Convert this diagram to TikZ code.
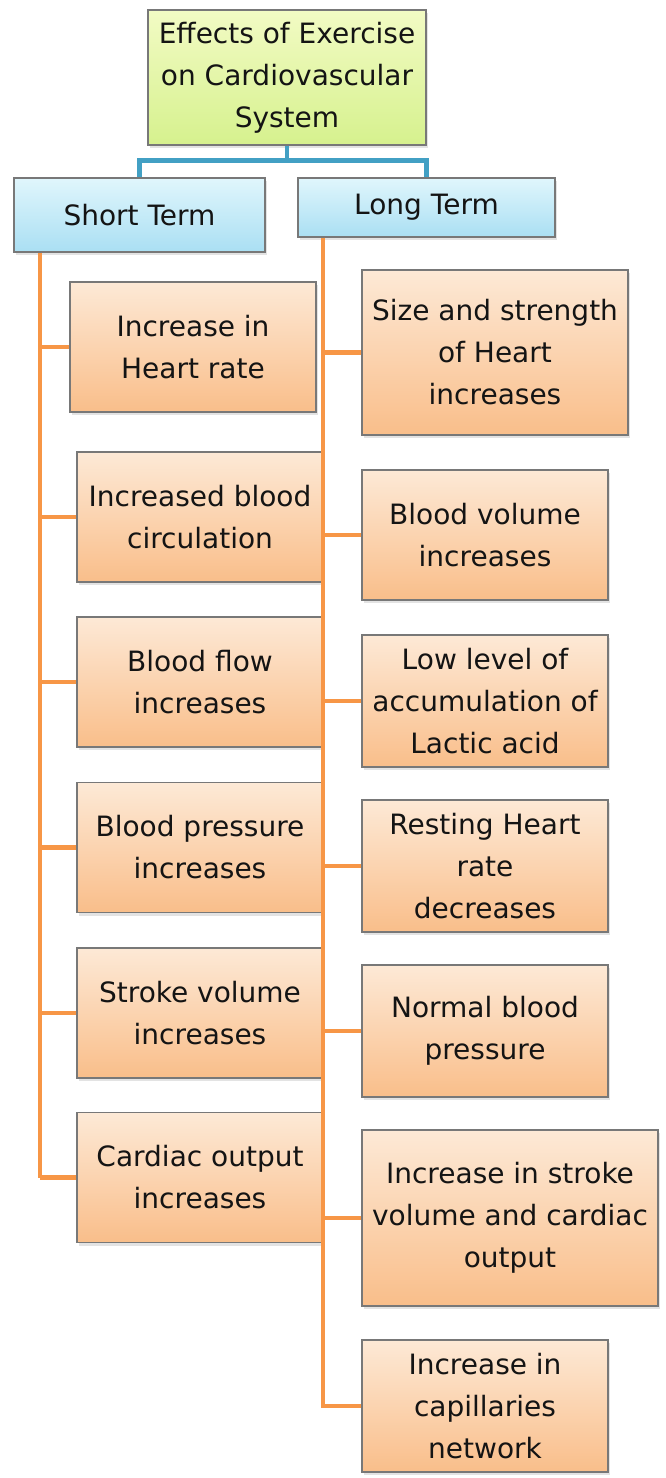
\documentclass[tikz,border=0pt]{standalone}
\usepackage{fontspec}
\setmainfont{DejaVu Sans}
\usetikzlibrary{shadows,calc}
\definecolor{peachtop}{RGB}{253,233,214}
\definecolor{peachbot}{RGB}{249,190,138}
\definecolor{skytop}{RGB}{224,246,252}
\definecolor{skybot}{RGB}{170,223,243}
\definecolor{limetop}{RGB}{242,251,196}
\definecolor{limebot}{RGB}{214,241,142}
\definecolor{branchorange}{RGB}{247,150,70}
\definecolor{branchblue}{RGB}{66,160,196}
\definecolor{boxedge}{RGB}{120,120,120}
\definecolor{inktext}{RGB}{20,20,20}

\begin{document}
\begin{tikzpicture}[x=1pt,y=-1pt,
  every node/.style={font=\fontsize{28}{42}\selectfont,text=inktext,align=center,inner sep=0pt},
  basebox/.style={draw=boxedge,line width=1.3pt,
    drop shadow={shadow xshift=2pt,shadow yshift=-3pt,opacity=0.22}},
  leafbox/.style={basebox,top color=peachtop,bottom color=peachbot},
  termbox/.style={basebox,top color=skytop,bottom color=skybot},
  rootbox/.style={basebox,top color=limetop,bottom color=limebot},
  orangeline/.style={draw=branchorange,line width=4.5pt},
  blueline/.style={draw=branchblue,line width=4.5pt}]
  \useasboundingbox (0,0) rectangle (665,1478);

  % root and the two terms
  \node[rootbox,minimum width=278,minimum height=135] (root) at (287,77.5)
    {Effects of Exercise\\on Cardiovascular\\System};
  \node[termbox,minimum width=251,minimum height=74] (st) at (139.5,215) {Short Term};
  \node[termbox,minimum width=257,minimum height=59] (lt) at (426.5,207.5) {Long Term};

  % short term effects
  \foreach \n/\x/\y/\txt in {
      1/193/347/{Increase in\\Heart rate},
      2/200/517/{Increased blood\\circulation},
      3/200/682/{Blood flow\\increases},
      4/200/847.5/{Blood pressure\\increases},
      5/200/1013/{Stroke volume\\increases},
      6/200/1177.5/{Cardiac output\\increases}}{
    \node[leafbox,minimum width=246,minimum height=130] (s\n) at (\x,\y) {\txt};
  }

  % long term effects
  \foreach \n/\x/\y/\w/\h/\txt in {
      1/495/352.5/266/165/{Size and strength\\of Heart\\increases},
      2/485/535/246/130/{Blood volume\\increases},
      3/485/701/246/132/{Low level of\\accumulation of\\Lactic acid},
      4/485/866/246/132/{Resting Heart\\rate\\decreases},
      5/485/1031/246/132/{Normal blood\\pressure},
      6/510/1218/296/176/{Increase in stroke\\volume and cardiac\\output},
      7/485/1406/246/132/{Increase in\\capillaries\\network}}{
    \node[leafbox,minimum width=\w,minimum height=\h] (l\n) at (\x,\y) {\txt};
  }

  % connectors
  \draw[blueline] (root.south) -- ++(0,15) -| (st.north);
  \draw[blueline] (root.south) -- ++(0,15) -| (lt.north);

  \coordinate (stend) at (40,1178);
  \coordinate (ltend) at (323,1408);
  \draw[orangeline] (st.south -| stend) -- (stend);
  \draw[orangeline] (lt.south -| ltend) -- (ltend);
  \foreach \n in {1,...,6}
    \draw[orangeline] (stend |- s\n.west) -- (s\n.west);
  \foreach \n in {1,...,7}
    \draw[orangeline] (ltend |- l\n.west) -- (l\n.west);
\end{tikzpicture}
\end{document}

What is required:
In the data above, please extract the lines from the first one through the line with "(0,0) rectangle (665,1478);", exactly, and keep pictures out.

Output:
Convert this diagram to TikZ code.
\documentclass[tikz,border=0pt]{standalone}
\usepackage{fontspec}
\setmainfont{DejaVu Sans}
\usetikzlibrary{shadows,calc}
\definecolor{peachtop}{RGB}{253,233,214}
\definecolor{peachbot}{RGB}{249,190,138}
\definecolor{skytop}{RGB}{224,246,252}
\definecolor{skybot}{RGB}{170,223,243}
\definecolor{limetop}{RGB}{242,251,196}
\definecolor{limebot}{RGB}{214,241,142}
\definecolor{branchorange}{RGB}{247,150,70}
\definecolor{branchblue}{RGB}{66,160,196}
\definecolor{boxedge}{RGB}{120,120,120}
\definecolor{inktext}{RGB}{20,20,20}

\begin{document}
\begin{tikzpicture}[x=1pt,y=-1pt,
  every node/.style={font=\fontsize{28}{42}\selectfont,text=inktext,align=center,inner sep=0pt},
  basebox/.style={draw=boxedge,line width=1.3pt,
    drop shadow={shadow xshift=2pt,shadow yshift=-3pt,opacity=0.22}},
  leafbox/.style={basebox,top color=peachtop,bottom color=peachbot},
  termbox/.style={basebox,top color=skytop,bottom color=skybot},
  rootbox/.style={basebox,top color=limetop,bottom color=limebot},
  orangeline/.style={draw=branchorange,line width=4.5pt},
  blueline/.style={draw=branchblue,line width=4.5pt}]
  \useasboundingbox (0,0) rectangle (665,1478);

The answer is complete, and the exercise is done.